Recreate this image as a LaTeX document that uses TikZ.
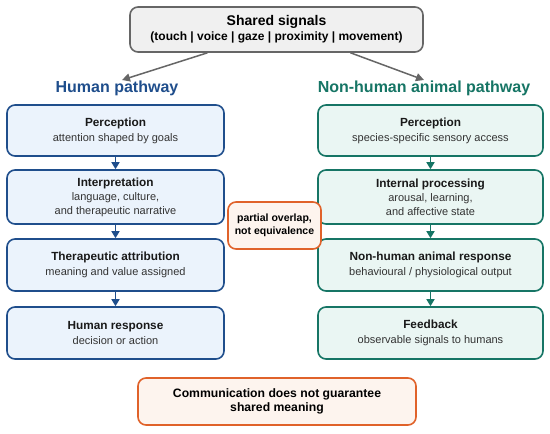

——————

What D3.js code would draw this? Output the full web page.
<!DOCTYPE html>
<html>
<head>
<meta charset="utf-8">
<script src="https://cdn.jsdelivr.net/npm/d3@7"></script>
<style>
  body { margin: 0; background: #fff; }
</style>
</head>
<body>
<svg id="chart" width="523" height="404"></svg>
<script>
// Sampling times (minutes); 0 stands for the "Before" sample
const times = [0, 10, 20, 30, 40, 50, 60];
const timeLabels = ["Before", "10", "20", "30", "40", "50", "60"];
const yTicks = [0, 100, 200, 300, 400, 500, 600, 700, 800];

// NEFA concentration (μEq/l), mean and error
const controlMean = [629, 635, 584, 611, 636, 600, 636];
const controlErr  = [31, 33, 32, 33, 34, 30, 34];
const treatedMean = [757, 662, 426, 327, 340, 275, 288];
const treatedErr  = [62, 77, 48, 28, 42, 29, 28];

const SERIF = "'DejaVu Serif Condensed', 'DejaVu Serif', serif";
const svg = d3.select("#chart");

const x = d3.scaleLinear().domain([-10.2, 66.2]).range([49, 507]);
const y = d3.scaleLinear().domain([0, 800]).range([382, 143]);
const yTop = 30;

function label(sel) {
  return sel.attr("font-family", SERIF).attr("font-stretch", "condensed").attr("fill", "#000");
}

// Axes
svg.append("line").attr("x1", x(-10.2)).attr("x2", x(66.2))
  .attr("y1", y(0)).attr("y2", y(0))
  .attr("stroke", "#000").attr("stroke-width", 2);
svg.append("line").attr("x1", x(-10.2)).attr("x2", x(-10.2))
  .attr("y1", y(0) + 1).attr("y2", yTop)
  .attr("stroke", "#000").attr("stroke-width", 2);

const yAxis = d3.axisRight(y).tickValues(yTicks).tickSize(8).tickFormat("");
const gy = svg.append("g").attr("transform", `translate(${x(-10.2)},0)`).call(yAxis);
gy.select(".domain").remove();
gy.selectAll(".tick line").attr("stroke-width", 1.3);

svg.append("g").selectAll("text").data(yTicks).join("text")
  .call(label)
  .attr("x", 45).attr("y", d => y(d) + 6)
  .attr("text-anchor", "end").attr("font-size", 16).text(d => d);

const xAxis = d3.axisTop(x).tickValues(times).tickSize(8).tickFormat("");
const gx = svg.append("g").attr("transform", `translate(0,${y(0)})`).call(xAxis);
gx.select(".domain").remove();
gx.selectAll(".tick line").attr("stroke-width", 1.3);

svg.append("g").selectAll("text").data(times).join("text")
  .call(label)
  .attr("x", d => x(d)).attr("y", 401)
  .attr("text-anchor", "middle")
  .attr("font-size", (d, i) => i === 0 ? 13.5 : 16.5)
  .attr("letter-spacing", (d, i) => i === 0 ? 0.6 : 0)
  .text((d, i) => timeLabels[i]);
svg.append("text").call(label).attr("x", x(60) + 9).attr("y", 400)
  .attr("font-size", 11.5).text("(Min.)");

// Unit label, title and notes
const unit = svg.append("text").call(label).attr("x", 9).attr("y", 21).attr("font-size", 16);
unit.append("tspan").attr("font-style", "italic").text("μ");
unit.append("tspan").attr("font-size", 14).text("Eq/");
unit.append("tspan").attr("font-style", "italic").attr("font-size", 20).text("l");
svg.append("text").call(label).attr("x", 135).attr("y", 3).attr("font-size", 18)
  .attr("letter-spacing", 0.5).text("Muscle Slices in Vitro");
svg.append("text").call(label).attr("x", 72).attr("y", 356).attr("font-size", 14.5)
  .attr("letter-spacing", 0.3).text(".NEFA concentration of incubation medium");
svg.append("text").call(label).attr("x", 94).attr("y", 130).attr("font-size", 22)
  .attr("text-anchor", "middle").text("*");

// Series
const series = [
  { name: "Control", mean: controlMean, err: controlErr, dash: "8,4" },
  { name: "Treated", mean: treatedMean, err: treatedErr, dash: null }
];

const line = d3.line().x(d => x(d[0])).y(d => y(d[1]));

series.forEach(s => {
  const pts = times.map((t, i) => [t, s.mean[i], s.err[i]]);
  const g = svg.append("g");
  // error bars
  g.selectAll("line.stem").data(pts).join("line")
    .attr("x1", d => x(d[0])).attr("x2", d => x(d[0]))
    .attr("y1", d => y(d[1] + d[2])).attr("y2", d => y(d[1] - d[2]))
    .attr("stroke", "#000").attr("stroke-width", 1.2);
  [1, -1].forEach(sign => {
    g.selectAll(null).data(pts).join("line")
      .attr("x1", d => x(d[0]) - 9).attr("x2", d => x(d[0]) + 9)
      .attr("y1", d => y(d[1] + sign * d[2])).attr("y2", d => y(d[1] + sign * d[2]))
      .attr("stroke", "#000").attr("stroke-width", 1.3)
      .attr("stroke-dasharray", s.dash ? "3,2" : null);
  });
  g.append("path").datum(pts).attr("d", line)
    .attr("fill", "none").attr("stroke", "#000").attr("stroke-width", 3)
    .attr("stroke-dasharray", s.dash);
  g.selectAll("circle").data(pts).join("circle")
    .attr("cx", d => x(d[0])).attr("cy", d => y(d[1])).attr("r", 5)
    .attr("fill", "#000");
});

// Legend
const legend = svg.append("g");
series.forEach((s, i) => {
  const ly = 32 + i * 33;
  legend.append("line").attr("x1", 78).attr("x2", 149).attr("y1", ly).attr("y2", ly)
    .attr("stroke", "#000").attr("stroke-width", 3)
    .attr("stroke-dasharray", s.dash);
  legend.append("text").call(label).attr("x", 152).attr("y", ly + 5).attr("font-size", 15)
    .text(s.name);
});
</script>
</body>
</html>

——————

WHAT THE EXERCISE ASKS → Scan the material line by line and report each one that contains "this".

TASK OUTPUT →
Recreate this image as a LaTeX document that uses TikZ.
What D3.js code would draw this? Output the full web page.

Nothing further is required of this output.